» What you should do
How many lines of the records below contain the word "chart"? Answer with the number alone.

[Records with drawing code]
(begin)

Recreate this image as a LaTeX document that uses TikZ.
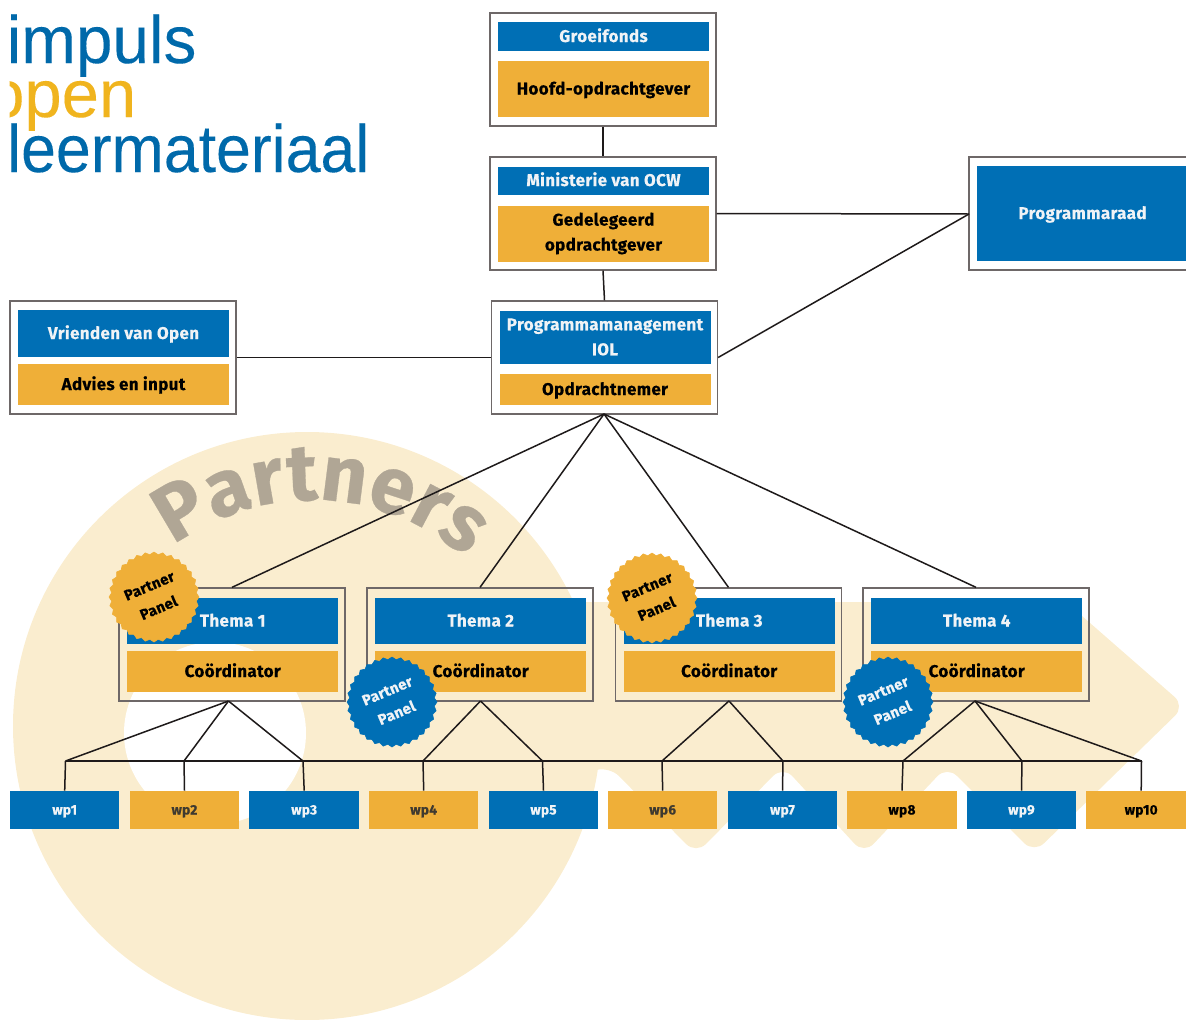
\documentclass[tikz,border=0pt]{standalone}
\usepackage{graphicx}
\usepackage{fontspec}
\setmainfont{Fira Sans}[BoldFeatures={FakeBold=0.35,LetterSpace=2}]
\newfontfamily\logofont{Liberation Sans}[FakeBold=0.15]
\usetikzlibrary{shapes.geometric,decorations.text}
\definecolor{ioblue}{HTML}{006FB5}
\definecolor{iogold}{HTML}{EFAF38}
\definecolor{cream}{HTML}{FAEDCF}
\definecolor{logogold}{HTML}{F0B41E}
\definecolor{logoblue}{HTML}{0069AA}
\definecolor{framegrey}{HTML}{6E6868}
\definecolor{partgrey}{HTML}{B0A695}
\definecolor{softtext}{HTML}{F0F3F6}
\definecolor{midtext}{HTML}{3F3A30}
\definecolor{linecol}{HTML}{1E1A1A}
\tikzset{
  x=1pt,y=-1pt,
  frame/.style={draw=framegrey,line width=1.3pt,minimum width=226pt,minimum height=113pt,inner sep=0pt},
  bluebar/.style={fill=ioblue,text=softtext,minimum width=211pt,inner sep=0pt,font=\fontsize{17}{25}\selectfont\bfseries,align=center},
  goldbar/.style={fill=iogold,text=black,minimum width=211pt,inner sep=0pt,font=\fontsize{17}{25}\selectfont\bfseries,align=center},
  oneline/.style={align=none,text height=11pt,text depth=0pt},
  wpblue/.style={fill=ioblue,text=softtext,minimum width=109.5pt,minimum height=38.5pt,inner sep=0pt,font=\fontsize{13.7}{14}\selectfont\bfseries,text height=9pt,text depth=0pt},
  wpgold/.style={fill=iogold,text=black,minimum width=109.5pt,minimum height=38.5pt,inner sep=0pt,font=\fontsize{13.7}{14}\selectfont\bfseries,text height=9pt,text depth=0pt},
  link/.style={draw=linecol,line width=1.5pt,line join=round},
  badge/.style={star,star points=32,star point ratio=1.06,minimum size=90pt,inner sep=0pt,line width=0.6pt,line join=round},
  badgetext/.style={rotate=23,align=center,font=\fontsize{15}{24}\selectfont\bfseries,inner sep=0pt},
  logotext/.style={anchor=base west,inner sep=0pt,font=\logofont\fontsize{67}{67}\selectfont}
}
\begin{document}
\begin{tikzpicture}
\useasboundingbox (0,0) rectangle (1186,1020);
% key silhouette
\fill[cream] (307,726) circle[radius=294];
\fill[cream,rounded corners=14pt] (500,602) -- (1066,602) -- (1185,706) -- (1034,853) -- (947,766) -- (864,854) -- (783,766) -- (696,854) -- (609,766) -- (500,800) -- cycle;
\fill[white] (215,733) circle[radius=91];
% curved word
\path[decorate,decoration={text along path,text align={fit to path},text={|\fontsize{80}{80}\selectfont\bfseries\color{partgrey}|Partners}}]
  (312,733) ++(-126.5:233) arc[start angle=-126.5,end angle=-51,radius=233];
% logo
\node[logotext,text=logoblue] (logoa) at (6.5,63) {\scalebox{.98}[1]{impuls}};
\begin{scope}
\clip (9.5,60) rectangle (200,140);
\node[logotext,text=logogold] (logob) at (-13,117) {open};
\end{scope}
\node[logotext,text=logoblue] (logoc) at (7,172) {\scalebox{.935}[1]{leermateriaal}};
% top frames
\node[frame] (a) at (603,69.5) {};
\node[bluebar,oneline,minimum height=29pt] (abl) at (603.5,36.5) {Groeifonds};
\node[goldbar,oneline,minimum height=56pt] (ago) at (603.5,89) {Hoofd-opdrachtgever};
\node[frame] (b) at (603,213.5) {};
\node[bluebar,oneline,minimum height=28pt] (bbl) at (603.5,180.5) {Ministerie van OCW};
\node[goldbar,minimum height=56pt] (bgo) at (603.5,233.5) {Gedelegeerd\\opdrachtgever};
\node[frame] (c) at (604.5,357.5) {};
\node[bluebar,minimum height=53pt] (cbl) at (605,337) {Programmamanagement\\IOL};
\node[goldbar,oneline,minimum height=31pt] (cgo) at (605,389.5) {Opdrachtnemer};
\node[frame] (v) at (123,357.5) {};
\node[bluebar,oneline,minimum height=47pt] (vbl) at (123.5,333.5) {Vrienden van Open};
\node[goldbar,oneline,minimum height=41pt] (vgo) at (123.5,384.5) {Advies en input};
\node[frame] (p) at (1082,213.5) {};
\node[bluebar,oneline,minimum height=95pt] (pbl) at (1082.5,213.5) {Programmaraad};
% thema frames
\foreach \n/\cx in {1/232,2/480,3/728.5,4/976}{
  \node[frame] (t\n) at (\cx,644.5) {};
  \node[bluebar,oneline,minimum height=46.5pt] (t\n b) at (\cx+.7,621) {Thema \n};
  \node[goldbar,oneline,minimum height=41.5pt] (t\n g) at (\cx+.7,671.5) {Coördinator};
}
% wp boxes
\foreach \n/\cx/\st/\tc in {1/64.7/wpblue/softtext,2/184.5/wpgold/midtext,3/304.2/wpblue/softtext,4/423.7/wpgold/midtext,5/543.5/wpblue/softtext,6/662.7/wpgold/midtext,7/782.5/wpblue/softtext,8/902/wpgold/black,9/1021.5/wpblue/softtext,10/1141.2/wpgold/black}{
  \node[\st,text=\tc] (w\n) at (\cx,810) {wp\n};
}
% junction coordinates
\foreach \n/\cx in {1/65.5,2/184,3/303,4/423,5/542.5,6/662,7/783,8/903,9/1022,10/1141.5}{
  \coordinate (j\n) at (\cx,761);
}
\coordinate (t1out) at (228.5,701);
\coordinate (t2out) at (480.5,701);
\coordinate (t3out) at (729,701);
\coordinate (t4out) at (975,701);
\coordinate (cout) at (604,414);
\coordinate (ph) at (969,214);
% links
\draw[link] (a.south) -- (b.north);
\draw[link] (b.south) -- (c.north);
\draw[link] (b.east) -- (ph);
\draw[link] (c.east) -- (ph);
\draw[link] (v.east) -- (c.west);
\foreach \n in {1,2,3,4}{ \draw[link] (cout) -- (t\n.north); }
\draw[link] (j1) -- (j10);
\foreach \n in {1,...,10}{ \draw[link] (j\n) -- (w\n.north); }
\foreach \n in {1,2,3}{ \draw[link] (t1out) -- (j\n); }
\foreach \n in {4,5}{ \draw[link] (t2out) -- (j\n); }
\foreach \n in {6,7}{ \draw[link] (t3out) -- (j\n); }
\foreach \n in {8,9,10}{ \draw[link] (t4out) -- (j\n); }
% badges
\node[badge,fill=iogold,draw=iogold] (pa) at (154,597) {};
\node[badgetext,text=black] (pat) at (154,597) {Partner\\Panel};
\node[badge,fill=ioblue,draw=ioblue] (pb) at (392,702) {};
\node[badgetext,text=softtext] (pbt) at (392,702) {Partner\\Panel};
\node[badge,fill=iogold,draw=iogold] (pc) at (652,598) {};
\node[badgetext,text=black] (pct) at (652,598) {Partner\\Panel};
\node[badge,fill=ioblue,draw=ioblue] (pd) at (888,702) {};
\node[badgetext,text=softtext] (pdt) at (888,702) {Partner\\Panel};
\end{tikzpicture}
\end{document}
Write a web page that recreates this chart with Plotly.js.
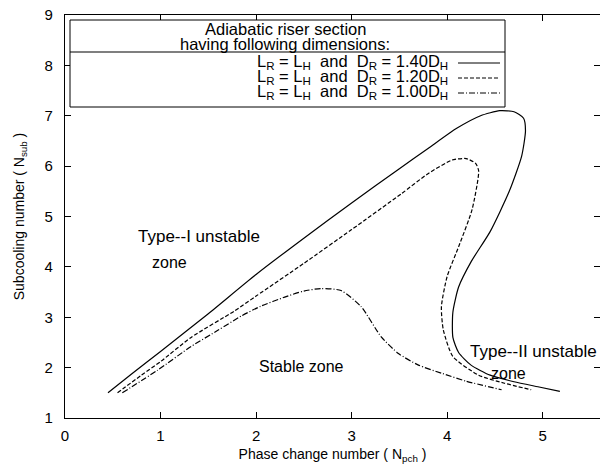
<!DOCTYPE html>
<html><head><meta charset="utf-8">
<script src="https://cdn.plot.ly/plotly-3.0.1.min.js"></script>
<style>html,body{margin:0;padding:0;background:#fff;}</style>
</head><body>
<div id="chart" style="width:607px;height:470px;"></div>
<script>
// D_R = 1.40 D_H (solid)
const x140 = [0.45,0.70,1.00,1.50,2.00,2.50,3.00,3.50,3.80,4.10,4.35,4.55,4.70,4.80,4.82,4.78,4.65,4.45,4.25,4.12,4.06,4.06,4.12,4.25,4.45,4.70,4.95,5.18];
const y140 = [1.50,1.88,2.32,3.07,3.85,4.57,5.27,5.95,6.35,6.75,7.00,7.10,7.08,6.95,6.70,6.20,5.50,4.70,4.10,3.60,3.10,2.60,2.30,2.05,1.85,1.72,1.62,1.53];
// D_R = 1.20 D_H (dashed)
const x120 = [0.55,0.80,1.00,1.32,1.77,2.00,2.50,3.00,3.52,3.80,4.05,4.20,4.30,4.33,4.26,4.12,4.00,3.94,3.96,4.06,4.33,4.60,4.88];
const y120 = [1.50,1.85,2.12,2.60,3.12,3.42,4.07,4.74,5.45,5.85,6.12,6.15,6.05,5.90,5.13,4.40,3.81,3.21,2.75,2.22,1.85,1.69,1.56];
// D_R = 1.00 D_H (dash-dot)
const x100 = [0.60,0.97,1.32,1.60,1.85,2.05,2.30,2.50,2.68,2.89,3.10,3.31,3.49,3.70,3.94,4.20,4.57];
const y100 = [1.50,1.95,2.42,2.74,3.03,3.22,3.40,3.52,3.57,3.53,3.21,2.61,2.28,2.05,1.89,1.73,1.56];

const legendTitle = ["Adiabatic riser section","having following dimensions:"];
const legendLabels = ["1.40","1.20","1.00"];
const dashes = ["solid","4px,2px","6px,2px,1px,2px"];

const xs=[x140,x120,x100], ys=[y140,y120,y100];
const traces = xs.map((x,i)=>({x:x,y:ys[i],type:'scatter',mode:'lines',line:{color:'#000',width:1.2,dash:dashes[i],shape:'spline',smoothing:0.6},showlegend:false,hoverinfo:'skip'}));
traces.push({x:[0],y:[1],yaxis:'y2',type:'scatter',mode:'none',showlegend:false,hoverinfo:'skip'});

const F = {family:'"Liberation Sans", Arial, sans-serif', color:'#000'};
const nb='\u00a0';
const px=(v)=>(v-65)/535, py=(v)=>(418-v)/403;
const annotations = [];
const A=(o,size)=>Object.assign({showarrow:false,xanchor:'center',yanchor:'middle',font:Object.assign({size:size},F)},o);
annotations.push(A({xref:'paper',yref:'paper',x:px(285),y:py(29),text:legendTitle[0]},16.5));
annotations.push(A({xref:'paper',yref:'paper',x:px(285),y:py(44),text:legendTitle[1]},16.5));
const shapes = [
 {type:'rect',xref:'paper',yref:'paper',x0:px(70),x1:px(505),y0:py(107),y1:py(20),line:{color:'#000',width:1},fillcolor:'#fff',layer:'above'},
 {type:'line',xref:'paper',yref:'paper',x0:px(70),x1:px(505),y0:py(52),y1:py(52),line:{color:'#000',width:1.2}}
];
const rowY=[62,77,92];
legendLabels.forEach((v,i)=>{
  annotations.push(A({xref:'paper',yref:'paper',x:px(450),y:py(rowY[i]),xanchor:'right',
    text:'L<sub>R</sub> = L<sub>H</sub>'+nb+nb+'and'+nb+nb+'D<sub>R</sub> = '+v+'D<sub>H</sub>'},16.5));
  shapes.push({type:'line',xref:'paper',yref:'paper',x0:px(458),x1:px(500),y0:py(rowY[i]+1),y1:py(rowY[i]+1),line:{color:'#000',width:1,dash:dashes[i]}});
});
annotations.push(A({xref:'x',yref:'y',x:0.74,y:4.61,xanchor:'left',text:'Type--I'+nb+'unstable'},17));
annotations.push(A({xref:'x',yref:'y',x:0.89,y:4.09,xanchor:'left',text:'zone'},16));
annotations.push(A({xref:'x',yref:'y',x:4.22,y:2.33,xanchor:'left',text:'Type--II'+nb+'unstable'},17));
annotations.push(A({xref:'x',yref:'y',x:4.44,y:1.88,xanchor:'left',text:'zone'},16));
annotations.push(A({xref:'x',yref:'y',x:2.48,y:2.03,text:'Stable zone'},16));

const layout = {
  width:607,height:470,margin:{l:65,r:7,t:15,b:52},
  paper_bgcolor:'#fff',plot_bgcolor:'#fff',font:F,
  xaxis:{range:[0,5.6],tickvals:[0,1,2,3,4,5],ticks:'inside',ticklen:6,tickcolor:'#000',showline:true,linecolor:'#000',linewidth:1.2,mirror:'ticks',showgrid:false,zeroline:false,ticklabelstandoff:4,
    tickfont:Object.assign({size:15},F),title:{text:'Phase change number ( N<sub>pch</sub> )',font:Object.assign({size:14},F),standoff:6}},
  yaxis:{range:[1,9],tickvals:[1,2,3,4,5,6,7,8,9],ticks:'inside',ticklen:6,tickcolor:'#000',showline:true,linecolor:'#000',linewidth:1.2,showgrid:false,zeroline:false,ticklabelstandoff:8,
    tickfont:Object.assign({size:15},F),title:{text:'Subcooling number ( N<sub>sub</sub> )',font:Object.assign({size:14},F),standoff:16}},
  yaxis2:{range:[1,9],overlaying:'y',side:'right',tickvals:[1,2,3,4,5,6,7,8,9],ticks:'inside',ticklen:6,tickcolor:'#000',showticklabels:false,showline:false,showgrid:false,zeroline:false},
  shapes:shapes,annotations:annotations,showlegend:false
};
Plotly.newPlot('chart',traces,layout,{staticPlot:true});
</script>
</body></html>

(end)

» Solution for this problem
3